Authorities charged Dalishia Salter, 25, of Wilkinsburg with aggravated assault, endangering the welfare of a child and other offenses, saying she beat Daviere Bryant, then 11 months old, and left him on her trash-strewn porch the night of Sept. 12, 2014.

She sent angry text messages to the boy's father, telling him to retrieve the child, police said.

David Bryant recorded a video that showed his son with two black eyes and a bloody nose, and he posted the recording on Facebook. The boy was whimpering and sitting in a car seat on the cluttered porch. Bryant can be heard on the video shouting at Salter.

“We're here because a little boy, 11 months old, was badly beaten and left outside in the trash — not with the trash, but in the trash — at 11:30 at night in Wilkinsburg,” Assistant District Attorney Dan Gleixner said in his opening statement to the jury. “(On Bryant's video), Dalishia Salter could not care less. She makes it very clear that she hurt that child, that she did it on purpose, that she did it to hurt David Bryant and she did not care.”

Bryant's video was viewed 70,000 times and generated dozens of comments before it was removed. Gleixner said he planned to play it for the jury.

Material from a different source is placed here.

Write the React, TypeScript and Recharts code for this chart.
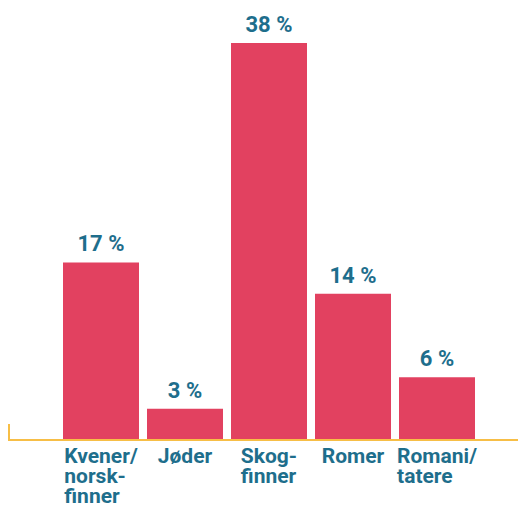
import { BarChart, Bar, XAxis, YAxis, LabelList, Customized } from "recharts";

// kategorier og andeler (prosent)
const categories = ["Kvener/\nnorsk-\nfinner", "Jøder", "Skog-\nfinner", "Romer", "Romani/\ntatere"];
const shares = [17, 3, 38, 14, 6];

const data = categories.map((name, i) => ({ name, value: shares[i] }));

const BAR = "#E24160";
const TEXT = "#1E6E8C";
const AXIS = "#F7BE46";
const FONT = "Roboto, 'Noto Sans', sans-serif";
const TICK_SIZE = 21;

let ctx: CanvasRenderingContext2D | null = null;
function measure(s: string, font: string) {
  if (!ctx) ctx = document.createElement("canvas").getContext("2d");
  if (!ctx) return s.length * 10;
  ctx.font = font;
  return ctx.measureText(s).width;
}

// tick: linjene venstrejustert, blokken sentrert under søylen
function CategoryTick({ x, y, payload }: any) {
  const lines = String(payload.value).split("\n");
  const w = Math.max(...lines.map((l) => measure(l, `bold ${TICK_SIZE}px Roboto`)));
  return (
    <text
      x={x - w / 2}
      y={y}
      fill={TEXT}
      fontFamily={FONT}
      fontWeight={700}
      fontSize={TICK_SIZE}
      textAnchor="start"
    >
      {lines.map((l, i) => (
        <tspan key={i} x={x - w / 2} dy={i === 0 ? 20.5 : 20}>
          {l}
        </tspan>
      ))}
    </text>
  );
}

export default function App() {
  return (
    <div style={{ position: "absolute", left: 0, top: 0, background: "#fff" }}>
      <BarChart
        width={518}
        height={505}
        data={data}
        margin={{ top: 43, right: 0, left: 8, bottom: 0 }}
      >
        <XAxis
          dataKey="name"
          height={65}
          padding={{ left: 51, right: 39 }}
          axisLine={{ stroke: AXIS, strokeWidth: 2 }}
          tickLine={false}
          tickSize={0}
          interval={0}
          tick={<CategoryTick />}
        />
        <YAxis hide domain={[0, 38]} />
        <Customized
          component={() => (
            <line x1={9} x2={9} y1={424} y2={441} stroke={AXIS} strokeWidth={2} />
          )}
        />
        <Bar dataKey="value" fill={BAR} barSize={76} isAnimationActive={false}>
          <LabelList
            dataKey="value"
            position="top"
            offset={11}
            formatter={(v: any) => `${v} %`}
            fill={TEXT}
            fontFamily={FONT}
            fontWeight={700}
            fontSize={22}
          />
        </Bar>
      </BarChart>
    </div>
  );
}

A few minutes into his testimony as the prosecution's first witness, Bryant asserted his Fifth Amendment right against self-incrimination when Gleixner asked him about finding Daviere on the porch.

Allegheny County Common Pleas Judge Beth A. Lazzara excused the jury from the courtroom. Bryant's attorney, Brandon Herring, said his client was concerned he could be charged again with endangering Daviere based on his testimony.

Gleixner said a district judge dismissed child endangerment charges against Bryant, who served time after pleading guilty to breaking into Salter's home and assaulting her after he found Daviere. To address Bryant's concern that he might be charged again because he didn't immediately address his son's injuries, the District Attorney's Office gave him immunity. He is set to return to the stand Wednesday.

Salter's attorney, Max Cotton, said his client told police Daviere was injured by a TV that fell from a nightstand when his parents were fighting.